Tu B’Av – Jewish traditional holiday – Day of Love
Dancing girls on Tu B’Av
|Official name||Hebrew: ט”ו באב
English: Fifteenth of Av
|Type||Jewish religious and cultural|
|Observances||Tachanun and similar prayers are omitted from daily prayers|
|Date||15th day of Av|
|2016 date||Sunset, August 18 – Nightfall, August 19|
|2017 date||Sunset, August 6 – Nightfall, August 7|
|2018 date||Sunset, July 26 – Nightfall, July 27|
|2019 date||Sunset, August 15 – Nightfall, August 16|
Tu B’Av (Hebrew: ט”ו באב, the fifteenth of the month Av) is a minor Jewish holiday. In modern-day Israel, it is celebrated as a holiday of love (Hebrew: חג האהבה, Hag HaAhava), similar to Valentine’s Day. It has been said to be a “great day for weddings“.
According to the Mishna, Tu B’Av was a joyous holiday in the days of the Temple in Jerusalem, marking the beginning of the grape harvest. Yom Kippur marked the end of the grape harvest. On both dates, the unmarried girls of Jerusalem dressed in white garments, and went out to dance in the vineyards (Babylonian Talmud, tractate Ta’anit 30b-31a). That same section in the Talmud states that there were no holy days as happy for the Jews as Tu B’Av and Yom Kippur. The holiday celebrated the wood-offering brought in the Temple (see Nehemiah 13:31). Josephus refers to it as the Feast of Xylophory (“Wood-bearing”).
Various reasons for celebrating on Tu B’Av are cited by the Talmud and Talmudic commentators:
- While the Jews wandered in the desert for forty years, female orphans without brothers could only marry within their tribe, to prevent their father’s inherited land in the Land of Israel from passing on to other tribes. On the fifteenth of Av of the fortieth year, this ban was lifted. (See Daughters of Zelophehad.)
- That same year, the last of the generation of the sin of the spies, which had been forbidden to enter the Promised Land, found that they were not destined to die. For forty years, every Tisha B’av night, the Jews made graves for themselves in which they slept on Tisha B’Av; every year a proportion of them died. In the 40th year, the fifteen thousand who had remained from the first generation went to sleep in the graves and woke up the next day to their surprise. Thinking they made a mistake with the date, they did this until they reached Tu B’Av and saw a full moon.
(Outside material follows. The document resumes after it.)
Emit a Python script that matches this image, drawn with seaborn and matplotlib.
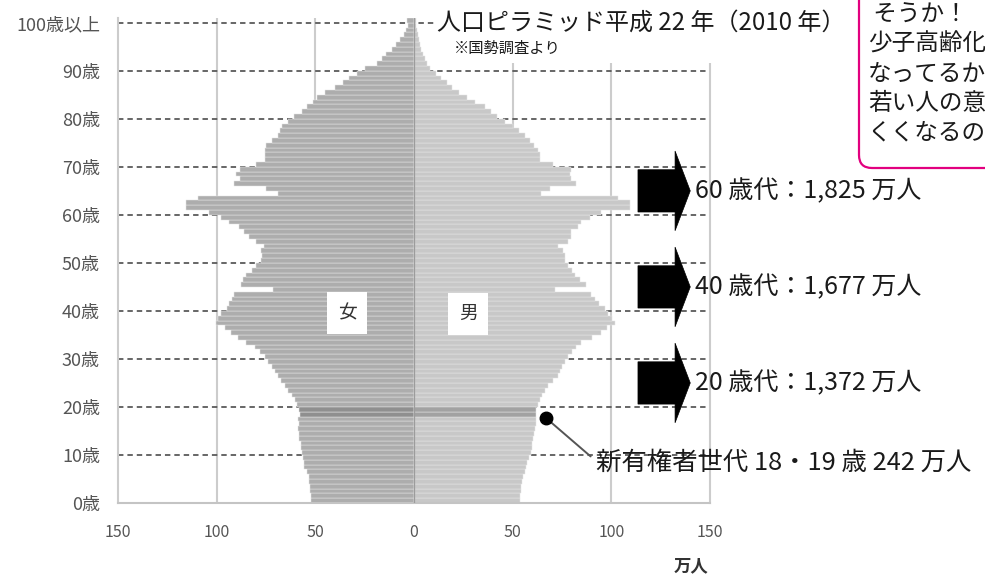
import numpy as np
import pandas as pd
import matplotlib
matplotlib.use("Agg")
import matplotlib.pyplot as plt
import seaborn as sns
from matplotlib.patches import Polygon, FancyBboxPatch, Rectangle

# ---------------- data (万人) ----------------
ages = list(range(0, 101))
female = [52.0, 52.2, 52.5, 52.6, 53.0, 53.0, 54.2, 55.5, 55.6, 56.0,
          56.8, 57.4, 57.5, 58.2, 58.3, 58.7, 58.5, 58.6, 58.0, 58.2,
          59.5, 60.5, 62.0, 64.0, 65.5, 67.5, 69.0, 70.6, 72.0, 74.0,
          75.7, 78.0, 80.8, 85.0, 89.0, 92.5, 96.0, 100.3, 99.5, 97.7,
          95.0, 94.0, 92.0, 91.0, 71.5, 87.6, 86.5, 85.0, 82.0, 80.0,
          77.5, 77.0, 77.5, 76.0, 80.0, 83.5, 86.0, 88.5, 94.0, 98.0,
          104.0, 115.4, 115.4, 109.5, 69.0, 75.0, 91.0, 88.4, 90.0, 88.4,
          80.0, 75.7, 75.7, 75.7, 75.0, 72.0, 69.0, 68.0, 67.0, 64.0,
          61.0, 57.0, 54.0, 51.0, 49.0, 45.0, 40.0, 36.0, 33.0, 29.0,
          25.0, 19.0, 16.0, 14.0, 11.0, 9.0, 7.0, 5.0, 4.0, 3.0,
          3.5]
male = [53.6, 53.8, 54.0, 54.4, 54.5, 55.0, 56.0, 57.0, 57.5, 58.5,
        59.5, 60.0, 60.0, 60.5, 61.0, 61.5, 61.8, 62.0, 62.0, 62.0,
        62.8, 63.7, 65.0, 66.5, 68.0, 70.5, 73.0, 74.0, 75.0, 76.5,
        78.0, 80.0, 82.0, 84.8, 90.0, 94.8, 98.0, 101.7, 100.5, 98.5,
        96.7, 94.0, 91.6, 89.5, 71.3, 87.0, 84.0, 81.4, 80.0, 78.0,
        76.4, 76.4, 75.5, 73.0, 78.0, 79.7, 79.7, 83.1, 84.8, 89.0,
        95.0, 109.3, 109.3, 103.4, 64.5, 68.8, 82.3, 79.7, 79.0, 79.7,
        70.5, 63.7, 64.0, 63.0, 61.0, 59.0, 56.0, 53.0, 50.0, 46.0,
        42.0, 39.0, 36.0, 31.0, 27.0, 23.0, 19.5, 16.5, 13.5, 11.0,
        8.0, 6.8, 5.5, 4.5, 3.8, 3.0, 2.5, 2.0, 1.5, 1.2,
        1.0]
highlight_ages = [18, 19]
age_ticks = [0, 10, 20, 30, 40, 50, 60, 70, 80, 90, 100]
age_labels = ["0歳", "10歳", "20歳", "30歳", "40歳", "50歳",
              "60歳", "70歳", "80歳", "90歳", "100歳以上"]
x_ticks = [-150, -100, -50, 0, 50, 100, 150]
x_labels = ["150", "100", "50", "0", "50", "100", "150"]
decades = [60, 40, 20]
decade_totals = ["1,825", "1,677", "1,372"]
title = "人口ピラミッド平成 22 年（2010 年）"
source = "※国勢調査より"
new_voters = "新有権者世代 18・19 歳 242 万人"
bubble_lines = [" そうか！", "少子高齢化", "なってるか", "若い人の意", "くくなるの"]

# ---------------- style ----------------
sns.set_style("white")
plt.rcParams["font.family"] = ["Noto Sans CJK JP", "DejaVu Sans"]

W, H = 985, 585
fig = plt.figure(figsize=(W / 100, H / 100), dpi=100)
ax = fig.add_axes([118 / W, 1 - 503 / H, 592 / W, 485 / H])

df = pd.DataFrame({
    "age": ages + ages,
    "pop": [-v for v in female] + male,
    "side": ["女"] * len(ages) + ["男"] * len(ages),
})
df["group"] = df["side"] + np.where(df["age"].isin(highlight_ages), "_hl", "")
palette = {"女": "#adadad", "男": "#c8c8c8", "女_hl": "#8f8f8f", "男_hl": "#a2a2a2"}

sns.barplot(data=df, x="pop", y="age", hue="group", palette=palette,
            orient="y", native_scale=True, dodge=False, width=1,
            errorbar=None, legend=False, saturation=1,
            edgecolor="#e6e6e6", linewidth=0.35, ax=ax, zorder=2)

ax.set_xlim(-150, 150)
ax.set_ylim(-0.5, 100.5)
ax.set_xlabel("")
ax.set_ylabel("")

# grid lines
for a in age_ticks[1:]:
    ax.axhline(a - 0.5, color="#5a5a5a", lw=1.3, dashes=(3, 2.2), zorder=1)
for xv in x_ticks[1:-1]:
    if xv != 0:
        ax.axvline(xv, color="#cccccc", lw=1.5, zorder=0.5)
ax.axvline(0, color="#9c9c9c", lw=0.9, zorder=3)

ax.spines["top"].set_visible(False)
for s in ["left", "right"]:
    ax.spines[s].set_color("#cccccc")
    ax.spines[s].set_linewidth(1.5)
ax.spines["bottom"].set_color("#c4c4c4")
ax.spines["bottom"].set_linewidth(1.5)

ax.set_yticks([a - 0.5 for a in age_ticks])
ax.set_yticklabels(age_labels)
ax.set_xticks(x_ticks)
ax.set_xticklabels(x_labels)
ax.tick_params(axis="y", direction="in", length=3, color="#777777",
               labelcolor="#555555", labelsize=13, pad=13)
ax.tick_params(axis="x", direction="inout", length=6, color="#c4c4c4",
               labelcolor="#555555", labelsize=11.5, pad=12)

# 女 / 男 labels
box = dict(boxstyle="square,pad=0.55", fc="white", ec="none")
ax.text(-34, 39.1, "女", ha="center", va="center", fontsize=13.5,
        color="#333333", bbox=box, zorder=4)
ax.text(27.4, 38.9, "男", ha="center", va="center", fontsize=13.5,
        color="#333333", bbox=box, zorder=4)

# arrows + decade totals
for d, tot in zip(decades, decade_totals):
    c = d + 4.5
    pts = [(113.5, c - 4.4), (132.3, c - 4.4), (132.3, c - 8.3), (140.0, c),
           (132.3, c + 8.3), (132.3, c + 4.4), (113.5, c + 4.4)]
    ax.add_patch(Polygon(pts, closed=True, fc="black", ec="black",
                         lw=0.5, zorder=5, clip_on=False))
    ax.text(142.4, c, f"{d} 歳代：{tot} 万人", ha="left", va="center",
            fontsize=18, color="#1a1a1a", zorder=6)

# new voters annotation
ax.plot([66.9, 89.5], [17.2, 9.2], color="#555555", lw=1.4, zorder=5,
        clip_on=False)
ax.plot([66.9], [17.2], "o", color="black", ms=9, zorder=6, clip_on=False)
ax.text(92.2, 7.8, new_voters, ha="left", va="center", fontsize=18.3,
        color="#1a1a1a", zorder=6)

# title block
fig.add_artist(Rectangle((435 / W, 1 - 63 / H), 410 / W, 63 / H,
                         transform=fig.transFigure, fc="white", ec="none",
                         zorder=2))
fig.text(437 / W, 1 - 23 / H, title, ha="left", va="center", fontsize=17.3,
         color="#1a1a1a", zorder=3)
fig.text(454 / W, 1 - 48 / H, source, ha="left", va="center", fontsize=11,
         color="#1a1a1a", zorder=3)

# x-axis unit
fig.text(691 / W, 1 - 566 / H, "万人", ha="center", va="center",
         fontsize=12.5, fontweight="bold", color="#333333")

# speech bubble (cut off at the edge)
fig.add_artist(FancyBboxPatch((8.59, (H - 168) / 100), 1.6, 2.3,
                              boxstyle="round,pad=0,rounding_size=0.13",
                              transform=fig.dpi_scale_trans, fc="white",
                              ec="#e2007f", lw=1.6, zorder=2))
for i, line in enumerate(bubble_lines):
    fig.text(8.68, (H - 15 - 29.5 * i) / 100, line, ha="left", va="center",
             fontsize=17, color="#1a1a1a", transform=fig.dpi_scale_trans,
             zorder=3)

fig.savefig("out.png", dpi=100)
Only then did they know they were allowed to live.
- The Tribe of Benjamin was allowed to intermarry with the other tribes after the incident of the Concubine of Gibeah (see Judges chapters 19–21).
- Cutting of the wood for the main altar in the Temple was completed for the year.
- King Hoshea of the northern kingdom removed the sentries on the road leading to Jerusalem, allowing the ten tribes to once again have access to the Temple.
- The nights, traditionally the ideal time for Torah study, are lengthened again after the summer solstice, permitting more study.
- The Roman occupiers permitted burial of the victims of the massacre at Bethar during the Bar Kochba rebellion. Miraculously, the bodies had not decomposed, despite exposure to the elements for over a year.
Tu B’Av marks an informal “high” to counter the “low” of The Three Weeks leading up to Tisha B’Av. Tu B’Av does not have many established religious rituals associated with its celebration. However Tachanun is not said—either at mincha the day before or on the day itself—and a bride and groom traditionally do not fast if their wedding falls on Tu B’Av. 
In modern times, it has become a romantic Jewish holiday, often compared to Valentine’s Day, and has been said to be a “great day for weddings, commitment ceremonies, renewal of vows, or proposing”. Also, “It is a day for romance, explored through singing, dancing, giving flowers, and studying.”